Since its inception in 2002, The Nottingham Emmanuel School has always sought to provide a distinctively Christian and fully inclusive approach to education, standing ‘at the very heart’ of the mission of the Church of England. Our mission is to enable every student to achieve their full academic and personal potential so that they can make a positive impact on the world. As a Church School, we describe this as making the ‘Kingdom of God’ a lived reality, yet we are deliberate in welcoming students from a the widest possible range of backgrounds: students all faiths and no faith are warmly welcome here. Our motto, ‘Together to learn, to grow, to serve’ encapsulates what we are about as a school – one community with a shared mission.
Our values are the permanent ideals which underpin the practice and ethos of the school. They are directly derived from the Church of England’s vision for Education – ‘Deeply Christian, Serving the Common Good’ (May 2016). They are deliberately distinctively Christian and also wholly inclusive of students from all backgrounds.
The Nottingham Emmanuel School fosters confidence, delight and discipline in seeking wisdom, knowledge, truth, understanding, know-how, and the skills needed to shape life well. We nurture academic habits and skills, emotional intelligence and creativity across the whole range of school subjects, including areas such as music, drama and the arts, information and other technologies, sustainable development, sport, and what one needs to understand and practise in order to be a good person, citizen, parent, employee, team or group member, or leader.
In the drama of ongoing life, how we learn to approach the future is crucial. The Nottingham Emmanuel School seeks to open up horizons of hope and aspiration, and guide pupils into ways of fulfilling them. We seek to cope wisely with things and people going wrong. Bad experiences and behaviour, wrongdoing and evil need not have the last word. There are resources for healing, repair and renewal; repentance, forgiveness, truth and reconciliation are possible; and meaning, trust, generosity, compassion and hope are more fundamental than meaninglessness, suspicion, selfishness, hardheartedness and despair.
We are only persons with each other: our humanity is ‘co-humanity’, inextricably involved with others, utterly relational, both in our humanity and our shared life on a finite planet. If those others are of ultimate worth then we are each called to responsibility towards them and to contribute responsibly to our communities. The good life is ‘with and for others in just institutions’ (Paul Ricoeur)5. So education needs to have a core focus on relationships and commitments, participation in communities and institutions, and the qualities of character that enable people to flourish together.
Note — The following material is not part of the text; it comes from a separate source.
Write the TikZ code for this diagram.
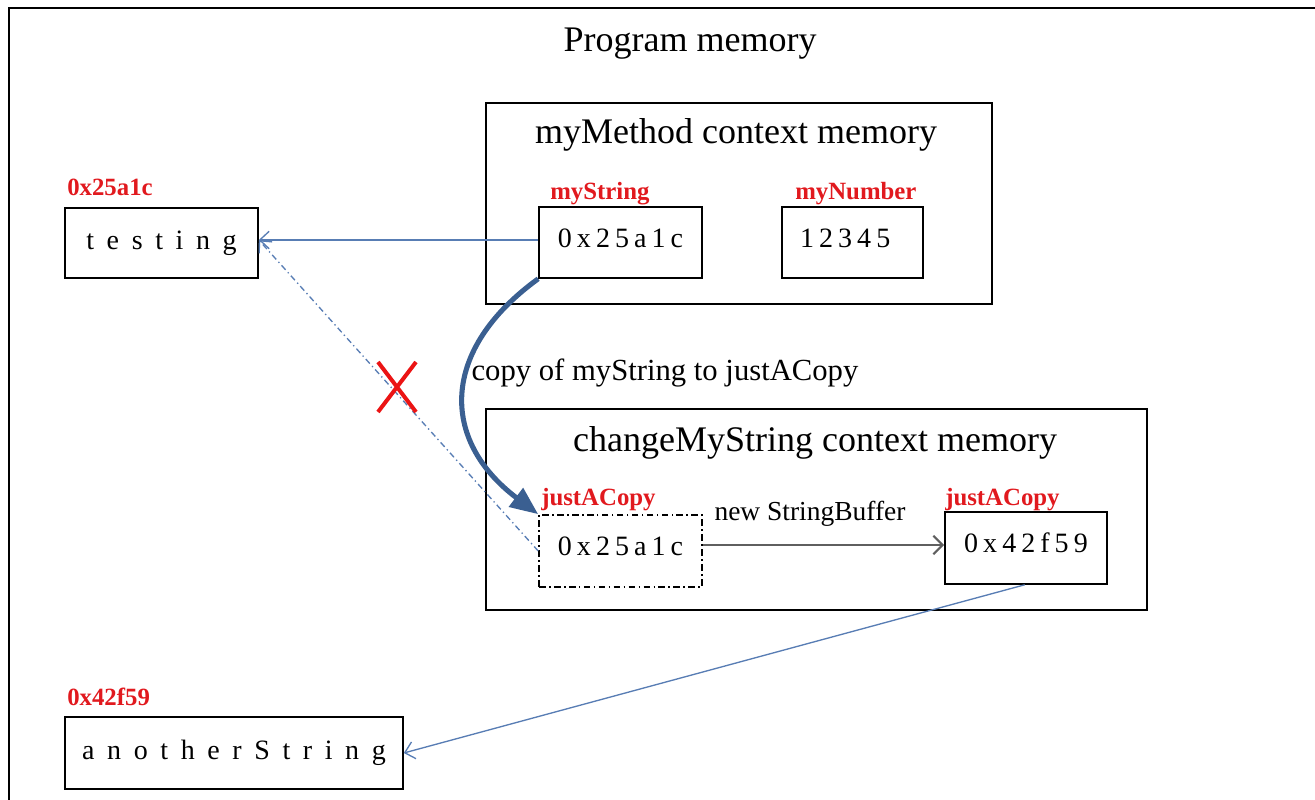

Human dignity, the ultimate worth of each person, is central to good education. The basic principle of respect for the value of each person involves continual discernment, deliberation and action, and schools are one of the main places where this happens, and where the understanding and practices it requires are learned. This includes vigilant safeguarding. It is especially important that the equal worth of those with and without special educational needs and disabilities is recognized in practice.
For the first time in history, there is now something approaching global agreement on the worth of each person through the United Nations Declaration of Human Rights and its successor declarations, covenants and conventions, including that in 2006 on the rights of persons with disabilities. How that is worked out in each nation and each school is a massive task that calls on the inspiration and resources offered by each tradition of faith and belief.